[Work instructions]: Every line from the one with "Output the LaTeX" to the one with "(hdig) at (578,297)", including those two, is to be copied exactly; all other lines of the entries below are left out.

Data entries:

((

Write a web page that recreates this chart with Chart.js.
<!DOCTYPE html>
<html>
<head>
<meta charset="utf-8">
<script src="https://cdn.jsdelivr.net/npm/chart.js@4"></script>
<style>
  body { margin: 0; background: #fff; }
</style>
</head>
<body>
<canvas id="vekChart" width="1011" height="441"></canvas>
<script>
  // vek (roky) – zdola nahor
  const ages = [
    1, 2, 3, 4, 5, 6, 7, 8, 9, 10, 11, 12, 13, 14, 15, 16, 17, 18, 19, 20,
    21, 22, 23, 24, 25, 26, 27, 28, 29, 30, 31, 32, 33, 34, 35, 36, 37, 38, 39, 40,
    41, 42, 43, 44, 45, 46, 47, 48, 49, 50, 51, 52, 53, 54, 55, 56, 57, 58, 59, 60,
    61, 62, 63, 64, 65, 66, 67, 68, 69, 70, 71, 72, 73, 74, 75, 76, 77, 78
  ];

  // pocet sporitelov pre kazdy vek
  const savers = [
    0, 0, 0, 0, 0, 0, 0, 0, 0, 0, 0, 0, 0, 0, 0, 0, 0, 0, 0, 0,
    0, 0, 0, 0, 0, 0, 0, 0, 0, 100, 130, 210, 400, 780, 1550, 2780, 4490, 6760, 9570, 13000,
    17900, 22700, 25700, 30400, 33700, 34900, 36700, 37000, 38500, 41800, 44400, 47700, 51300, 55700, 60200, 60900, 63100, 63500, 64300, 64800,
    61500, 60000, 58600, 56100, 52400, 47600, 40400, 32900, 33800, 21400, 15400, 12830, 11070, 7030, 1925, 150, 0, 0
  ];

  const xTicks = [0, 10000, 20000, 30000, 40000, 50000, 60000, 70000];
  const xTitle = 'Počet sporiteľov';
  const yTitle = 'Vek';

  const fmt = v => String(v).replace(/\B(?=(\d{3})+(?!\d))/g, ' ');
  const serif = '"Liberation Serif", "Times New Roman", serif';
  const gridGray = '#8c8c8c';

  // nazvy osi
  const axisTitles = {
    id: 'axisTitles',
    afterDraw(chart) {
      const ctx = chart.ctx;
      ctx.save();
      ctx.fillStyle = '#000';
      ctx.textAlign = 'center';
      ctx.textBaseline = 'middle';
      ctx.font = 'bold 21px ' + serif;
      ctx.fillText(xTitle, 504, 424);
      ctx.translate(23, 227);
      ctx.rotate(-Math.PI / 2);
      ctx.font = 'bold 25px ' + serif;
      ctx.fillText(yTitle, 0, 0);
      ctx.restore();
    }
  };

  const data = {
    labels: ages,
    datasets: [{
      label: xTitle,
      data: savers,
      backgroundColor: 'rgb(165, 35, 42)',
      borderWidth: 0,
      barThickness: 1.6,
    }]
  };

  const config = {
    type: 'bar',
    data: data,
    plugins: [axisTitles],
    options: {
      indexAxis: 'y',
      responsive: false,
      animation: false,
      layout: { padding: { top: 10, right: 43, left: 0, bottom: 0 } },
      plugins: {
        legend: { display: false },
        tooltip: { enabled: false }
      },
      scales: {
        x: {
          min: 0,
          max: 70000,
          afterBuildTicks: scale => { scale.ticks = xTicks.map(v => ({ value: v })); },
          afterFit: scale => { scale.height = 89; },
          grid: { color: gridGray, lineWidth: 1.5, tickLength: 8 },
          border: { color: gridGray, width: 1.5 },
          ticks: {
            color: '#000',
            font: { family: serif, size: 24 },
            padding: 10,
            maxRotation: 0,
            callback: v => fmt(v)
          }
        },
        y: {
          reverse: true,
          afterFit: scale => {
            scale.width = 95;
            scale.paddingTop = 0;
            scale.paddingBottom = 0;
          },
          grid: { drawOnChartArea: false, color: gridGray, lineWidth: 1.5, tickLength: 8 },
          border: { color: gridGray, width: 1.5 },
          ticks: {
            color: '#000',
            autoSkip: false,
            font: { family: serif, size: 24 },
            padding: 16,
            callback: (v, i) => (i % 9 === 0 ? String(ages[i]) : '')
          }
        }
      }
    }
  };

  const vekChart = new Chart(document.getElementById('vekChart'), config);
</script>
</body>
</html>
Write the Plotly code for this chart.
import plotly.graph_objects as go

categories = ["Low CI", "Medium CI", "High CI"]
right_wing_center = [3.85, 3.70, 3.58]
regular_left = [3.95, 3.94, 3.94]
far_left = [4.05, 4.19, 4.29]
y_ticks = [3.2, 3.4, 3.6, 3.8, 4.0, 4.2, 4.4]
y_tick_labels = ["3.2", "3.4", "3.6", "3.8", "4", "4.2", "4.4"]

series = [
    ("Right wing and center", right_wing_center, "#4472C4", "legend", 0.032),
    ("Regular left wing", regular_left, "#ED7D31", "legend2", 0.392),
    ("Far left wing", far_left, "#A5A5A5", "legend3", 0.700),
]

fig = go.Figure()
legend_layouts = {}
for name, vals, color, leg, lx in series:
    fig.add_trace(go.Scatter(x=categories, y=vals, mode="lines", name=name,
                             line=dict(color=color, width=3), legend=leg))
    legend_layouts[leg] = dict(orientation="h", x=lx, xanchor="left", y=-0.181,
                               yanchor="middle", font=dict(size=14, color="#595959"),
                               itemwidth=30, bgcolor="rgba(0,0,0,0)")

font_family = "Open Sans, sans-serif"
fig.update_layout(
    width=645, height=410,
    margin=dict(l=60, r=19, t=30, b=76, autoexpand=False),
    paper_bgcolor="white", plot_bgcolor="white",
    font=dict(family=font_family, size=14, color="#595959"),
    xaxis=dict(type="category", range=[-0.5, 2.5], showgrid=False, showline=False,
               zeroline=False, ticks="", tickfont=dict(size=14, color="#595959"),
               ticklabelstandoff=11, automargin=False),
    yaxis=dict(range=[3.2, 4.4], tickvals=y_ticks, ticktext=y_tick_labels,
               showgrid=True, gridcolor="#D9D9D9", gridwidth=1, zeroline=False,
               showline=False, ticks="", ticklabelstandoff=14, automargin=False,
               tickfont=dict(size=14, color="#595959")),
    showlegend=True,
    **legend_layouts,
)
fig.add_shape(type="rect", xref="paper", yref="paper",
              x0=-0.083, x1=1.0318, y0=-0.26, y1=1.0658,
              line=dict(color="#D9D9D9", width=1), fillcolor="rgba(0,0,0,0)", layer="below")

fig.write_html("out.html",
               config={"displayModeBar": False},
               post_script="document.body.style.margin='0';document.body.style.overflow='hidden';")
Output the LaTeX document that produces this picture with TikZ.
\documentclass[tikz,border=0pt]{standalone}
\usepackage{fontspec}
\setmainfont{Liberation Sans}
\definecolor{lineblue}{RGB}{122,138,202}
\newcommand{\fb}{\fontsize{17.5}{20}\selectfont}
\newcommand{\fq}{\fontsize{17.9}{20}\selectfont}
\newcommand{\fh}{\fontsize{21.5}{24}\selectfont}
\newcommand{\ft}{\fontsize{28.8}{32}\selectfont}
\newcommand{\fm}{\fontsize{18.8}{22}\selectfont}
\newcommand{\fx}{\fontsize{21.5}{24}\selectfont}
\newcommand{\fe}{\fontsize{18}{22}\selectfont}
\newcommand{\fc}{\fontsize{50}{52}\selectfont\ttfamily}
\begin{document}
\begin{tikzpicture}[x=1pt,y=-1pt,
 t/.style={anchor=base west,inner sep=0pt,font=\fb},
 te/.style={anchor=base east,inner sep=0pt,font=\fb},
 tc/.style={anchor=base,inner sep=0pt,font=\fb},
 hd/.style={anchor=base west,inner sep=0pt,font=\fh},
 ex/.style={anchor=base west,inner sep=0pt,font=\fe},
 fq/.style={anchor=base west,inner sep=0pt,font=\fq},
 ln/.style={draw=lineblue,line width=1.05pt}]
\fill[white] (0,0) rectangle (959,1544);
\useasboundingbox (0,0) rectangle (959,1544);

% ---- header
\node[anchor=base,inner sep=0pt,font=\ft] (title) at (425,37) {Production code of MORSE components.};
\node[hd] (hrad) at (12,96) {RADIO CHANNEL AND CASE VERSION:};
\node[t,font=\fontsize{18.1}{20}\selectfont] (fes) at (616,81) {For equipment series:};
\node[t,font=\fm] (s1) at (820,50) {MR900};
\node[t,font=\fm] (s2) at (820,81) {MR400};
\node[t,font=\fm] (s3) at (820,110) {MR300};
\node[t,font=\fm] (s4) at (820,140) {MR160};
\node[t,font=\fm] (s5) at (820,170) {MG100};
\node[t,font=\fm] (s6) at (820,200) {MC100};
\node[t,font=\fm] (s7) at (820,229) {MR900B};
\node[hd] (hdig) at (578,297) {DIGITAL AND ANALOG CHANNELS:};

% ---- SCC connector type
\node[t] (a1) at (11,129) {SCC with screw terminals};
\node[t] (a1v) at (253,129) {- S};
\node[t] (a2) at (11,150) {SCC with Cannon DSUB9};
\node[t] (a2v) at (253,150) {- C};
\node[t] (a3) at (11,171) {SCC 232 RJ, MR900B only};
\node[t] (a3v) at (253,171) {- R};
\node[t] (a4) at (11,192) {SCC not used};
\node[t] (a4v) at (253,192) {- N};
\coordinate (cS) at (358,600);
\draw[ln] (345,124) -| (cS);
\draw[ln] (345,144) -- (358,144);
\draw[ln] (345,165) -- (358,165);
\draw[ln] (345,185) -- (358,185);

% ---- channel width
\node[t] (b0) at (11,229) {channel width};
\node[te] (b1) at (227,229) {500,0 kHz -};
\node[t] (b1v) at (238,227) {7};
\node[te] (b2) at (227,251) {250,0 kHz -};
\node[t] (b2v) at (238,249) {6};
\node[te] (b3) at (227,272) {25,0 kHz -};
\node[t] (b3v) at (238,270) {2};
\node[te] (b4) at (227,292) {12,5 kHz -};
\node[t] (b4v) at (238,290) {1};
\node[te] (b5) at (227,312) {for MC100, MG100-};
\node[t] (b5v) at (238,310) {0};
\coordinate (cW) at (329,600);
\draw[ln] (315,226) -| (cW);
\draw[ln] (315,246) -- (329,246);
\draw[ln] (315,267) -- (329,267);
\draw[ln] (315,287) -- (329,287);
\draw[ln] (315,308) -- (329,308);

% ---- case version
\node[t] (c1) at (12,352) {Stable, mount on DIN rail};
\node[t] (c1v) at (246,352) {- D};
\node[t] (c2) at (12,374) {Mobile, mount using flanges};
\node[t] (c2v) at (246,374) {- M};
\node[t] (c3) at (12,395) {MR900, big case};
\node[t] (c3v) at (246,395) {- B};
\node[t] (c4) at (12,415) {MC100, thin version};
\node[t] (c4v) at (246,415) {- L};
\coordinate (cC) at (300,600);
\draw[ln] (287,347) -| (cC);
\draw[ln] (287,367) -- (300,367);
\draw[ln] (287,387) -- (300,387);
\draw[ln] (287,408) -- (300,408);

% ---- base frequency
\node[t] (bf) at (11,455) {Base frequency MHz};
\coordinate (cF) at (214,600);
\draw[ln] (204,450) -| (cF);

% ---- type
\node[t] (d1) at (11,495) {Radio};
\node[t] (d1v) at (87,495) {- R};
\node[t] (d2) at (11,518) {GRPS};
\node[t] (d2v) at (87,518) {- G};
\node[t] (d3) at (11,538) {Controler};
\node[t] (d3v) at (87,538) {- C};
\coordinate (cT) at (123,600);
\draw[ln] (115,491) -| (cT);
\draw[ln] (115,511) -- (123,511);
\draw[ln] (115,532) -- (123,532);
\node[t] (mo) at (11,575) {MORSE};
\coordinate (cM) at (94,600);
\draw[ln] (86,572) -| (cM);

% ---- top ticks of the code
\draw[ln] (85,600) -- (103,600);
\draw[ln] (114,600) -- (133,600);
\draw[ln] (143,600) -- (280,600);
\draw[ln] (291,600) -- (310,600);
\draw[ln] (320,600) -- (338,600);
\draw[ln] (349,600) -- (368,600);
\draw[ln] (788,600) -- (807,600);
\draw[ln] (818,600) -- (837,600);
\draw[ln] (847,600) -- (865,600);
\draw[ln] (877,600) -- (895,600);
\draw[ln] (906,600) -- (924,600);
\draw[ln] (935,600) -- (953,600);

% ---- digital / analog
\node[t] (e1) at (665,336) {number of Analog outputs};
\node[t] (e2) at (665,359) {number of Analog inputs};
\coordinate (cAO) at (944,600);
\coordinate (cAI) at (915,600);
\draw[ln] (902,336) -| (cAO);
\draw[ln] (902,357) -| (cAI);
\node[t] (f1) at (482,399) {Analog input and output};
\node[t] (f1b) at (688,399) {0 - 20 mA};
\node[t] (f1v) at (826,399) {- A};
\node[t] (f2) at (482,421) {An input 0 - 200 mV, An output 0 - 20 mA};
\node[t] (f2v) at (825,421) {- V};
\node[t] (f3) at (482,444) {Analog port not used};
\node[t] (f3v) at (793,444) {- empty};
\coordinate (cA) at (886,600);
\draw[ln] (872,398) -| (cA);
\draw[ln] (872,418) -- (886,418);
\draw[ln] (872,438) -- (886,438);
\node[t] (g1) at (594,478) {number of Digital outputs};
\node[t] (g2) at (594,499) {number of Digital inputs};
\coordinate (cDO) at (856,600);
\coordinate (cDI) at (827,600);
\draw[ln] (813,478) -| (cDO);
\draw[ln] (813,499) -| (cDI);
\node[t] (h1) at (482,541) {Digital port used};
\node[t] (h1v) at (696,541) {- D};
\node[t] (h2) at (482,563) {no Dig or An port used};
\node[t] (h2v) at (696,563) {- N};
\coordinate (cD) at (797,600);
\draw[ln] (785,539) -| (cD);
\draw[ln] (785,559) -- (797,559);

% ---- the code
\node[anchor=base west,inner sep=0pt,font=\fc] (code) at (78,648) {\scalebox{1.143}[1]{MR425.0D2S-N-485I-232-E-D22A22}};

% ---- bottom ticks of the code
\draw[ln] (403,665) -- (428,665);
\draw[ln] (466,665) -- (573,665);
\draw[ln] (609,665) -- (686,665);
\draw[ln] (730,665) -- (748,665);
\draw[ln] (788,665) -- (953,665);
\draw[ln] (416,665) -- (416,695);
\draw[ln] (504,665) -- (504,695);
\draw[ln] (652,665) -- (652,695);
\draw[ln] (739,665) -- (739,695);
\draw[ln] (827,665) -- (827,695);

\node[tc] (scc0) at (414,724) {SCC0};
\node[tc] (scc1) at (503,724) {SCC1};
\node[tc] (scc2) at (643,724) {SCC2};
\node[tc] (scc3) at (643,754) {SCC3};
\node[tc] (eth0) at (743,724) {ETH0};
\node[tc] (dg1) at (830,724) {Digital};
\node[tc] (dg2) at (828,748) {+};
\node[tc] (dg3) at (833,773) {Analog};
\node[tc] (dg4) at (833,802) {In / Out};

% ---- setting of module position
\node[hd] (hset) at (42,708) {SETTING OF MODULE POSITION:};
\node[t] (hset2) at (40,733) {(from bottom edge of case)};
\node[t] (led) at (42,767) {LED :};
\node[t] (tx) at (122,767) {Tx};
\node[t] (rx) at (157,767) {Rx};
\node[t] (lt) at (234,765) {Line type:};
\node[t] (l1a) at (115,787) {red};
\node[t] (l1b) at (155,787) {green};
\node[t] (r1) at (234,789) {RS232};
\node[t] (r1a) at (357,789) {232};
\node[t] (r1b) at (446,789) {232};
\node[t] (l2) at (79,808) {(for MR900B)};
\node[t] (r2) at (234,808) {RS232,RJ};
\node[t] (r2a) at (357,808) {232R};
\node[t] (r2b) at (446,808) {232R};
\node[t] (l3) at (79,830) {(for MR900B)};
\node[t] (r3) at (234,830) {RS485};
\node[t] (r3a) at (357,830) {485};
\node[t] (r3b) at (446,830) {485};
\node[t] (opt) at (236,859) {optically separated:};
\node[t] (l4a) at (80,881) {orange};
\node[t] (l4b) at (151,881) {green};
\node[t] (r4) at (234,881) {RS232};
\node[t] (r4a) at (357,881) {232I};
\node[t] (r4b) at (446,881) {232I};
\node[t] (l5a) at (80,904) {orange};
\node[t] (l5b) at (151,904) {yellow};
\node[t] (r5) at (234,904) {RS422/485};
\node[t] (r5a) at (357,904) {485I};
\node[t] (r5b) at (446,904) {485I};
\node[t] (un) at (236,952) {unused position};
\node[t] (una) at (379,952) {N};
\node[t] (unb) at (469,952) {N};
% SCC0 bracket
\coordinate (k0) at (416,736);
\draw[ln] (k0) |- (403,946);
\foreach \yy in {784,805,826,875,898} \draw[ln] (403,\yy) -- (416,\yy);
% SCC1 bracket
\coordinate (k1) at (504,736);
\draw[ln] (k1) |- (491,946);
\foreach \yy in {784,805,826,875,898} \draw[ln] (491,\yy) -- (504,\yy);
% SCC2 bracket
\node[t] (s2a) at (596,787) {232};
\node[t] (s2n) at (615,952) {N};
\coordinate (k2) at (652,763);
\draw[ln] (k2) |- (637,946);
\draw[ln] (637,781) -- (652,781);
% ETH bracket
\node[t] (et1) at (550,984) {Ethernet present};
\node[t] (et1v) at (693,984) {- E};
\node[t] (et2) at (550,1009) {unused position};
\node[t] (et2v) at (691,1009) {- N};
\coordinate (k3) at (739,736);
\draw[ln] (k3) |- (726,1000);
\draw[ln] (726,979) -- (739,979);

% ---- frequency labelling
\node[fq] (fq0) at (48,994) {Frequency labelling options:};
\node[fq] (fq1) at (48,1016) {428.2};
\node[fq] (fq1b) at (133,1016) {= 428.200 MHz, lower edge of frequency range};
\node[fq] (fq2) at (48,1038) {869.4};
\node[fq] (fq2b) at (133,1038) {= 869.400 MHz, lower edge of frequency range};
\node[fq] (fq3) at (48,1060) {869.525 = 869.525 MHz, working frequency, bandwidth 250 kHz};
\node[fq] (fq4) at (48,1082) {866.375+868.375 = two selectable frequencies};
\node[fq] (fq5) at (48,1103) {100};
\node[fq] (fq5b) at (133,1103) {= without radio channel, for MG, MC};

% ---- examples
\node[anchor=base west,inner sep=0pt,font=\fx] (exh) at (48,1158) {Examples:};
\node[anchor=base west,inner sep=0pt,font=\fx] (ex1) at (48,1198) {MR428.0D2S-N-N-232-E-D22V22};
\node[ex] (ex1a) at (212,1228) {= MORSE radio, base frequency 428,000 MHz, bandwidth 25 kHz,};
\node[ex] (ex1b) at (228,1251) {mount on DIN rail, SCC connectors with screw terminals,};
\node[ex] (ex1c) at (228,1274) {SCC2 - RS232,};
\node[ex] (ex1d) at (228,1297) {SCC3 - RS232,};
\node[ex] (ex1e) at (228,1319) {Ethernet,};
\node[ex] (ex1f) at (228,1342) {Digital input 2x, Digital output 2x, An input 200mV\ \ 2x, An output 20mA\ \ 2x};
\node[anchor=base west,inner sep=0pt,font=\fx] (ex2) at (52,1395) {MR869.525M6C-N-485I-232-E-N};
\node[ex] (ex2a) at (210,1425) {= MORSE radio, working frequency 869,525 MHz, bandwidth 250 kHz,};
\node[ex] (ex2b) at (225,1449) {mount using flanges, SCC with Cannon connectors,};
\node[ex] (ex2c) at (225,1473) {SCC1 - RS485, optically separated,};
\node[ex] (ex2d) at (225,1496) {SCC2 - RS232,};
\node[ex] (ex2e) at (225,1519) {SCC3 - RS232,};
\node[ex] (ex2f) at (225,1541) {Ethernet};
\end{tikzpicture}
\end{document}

))

[Response below]:
Output the LaTeX document that produces this picture with TikZ.
\documentclass[tikz,border=0pt]{standalone}
\usepackage{fontspec}
\setmainfont{Liberation Sans}
\definecolor{lineblue}{RGB}{122,138,202}
\newcommand{\fb}{\fontsize{17.5}{20}\selectfont}
\newcommand{\fq}{\fontsize{17.9}{20}\selectfont}
\newcommand{\fh}{\fontsize{21.5}{24}\selectfont}
\newcommand{\ft}{\fontsize{28.8}{32}\selectfont}
\newcommand{\fm}{\fontsize{18.8}{22}\selectfont}
\newcommand{\fx}{\fontsize{21.5}{24}\selectfont}
\newcommand{\fe}{\fontsize{18}{22}\selectfont}
\newcommand{\fc}{\fontsize{50}{52}\selectfont\ttfamily}
\begin{document}
\begin{tikzpicture}[x=1pt,y=-1pt,
 t/.style={anchor=base west,inner sep=0pt,font=\fb},
 te/.style={anchor=base east,inner sep=0pt,font=\fb},
 tc/.style={anchor=base,inner sep=0pt,font=\fb},
 hd/.style={anchor=base west,inner sep=0pt,font=\fh},
 ex/.style={anchor=base west,inner sep=0pt,font=\fe},
 fq/.style={anchor=base west,inner sep=0pt,font=\fq},
 ln/.style={draw=lineblue,line width=1.05pt}]
\fill[white] (0,0) rectangle (959,1544);
\useasboundingbox (0,0) rectangle (959,1544);

% ---- header
\node[anchor=base,inner sep=0pt,font=\ft] (title) at (425,37) {Production code of MORSE components.};
\node[hd] (hrad) at (12,96) {RADIO CHANNEL AND CASE VERSION:};
\node[t,font=\fontsize{18.1}{20}\selectfont] (fes) at (616,81) {For equipment series:};
\node[t,font=\fm] (s1) at (820,50) {MR900};
\node[t,font=\fm] (s2) at (820,81) {MR400};
\node[t,font=\fm] (s3) at (820,110) {MR300};
\node[t,font=\fm] (s4) at (820,140) {MR160};
\node[t,font=\fm] (s5) at (820,170) {MG100};
\node[t,font=\fm] (s6) at (820,200) {MC100};
\node[t,font=\fm] (s7) at (820,229) {MR900B};
\node[hd] (hdig) at (578,297) {DIGITAL AND ANALOG CHANNELS:};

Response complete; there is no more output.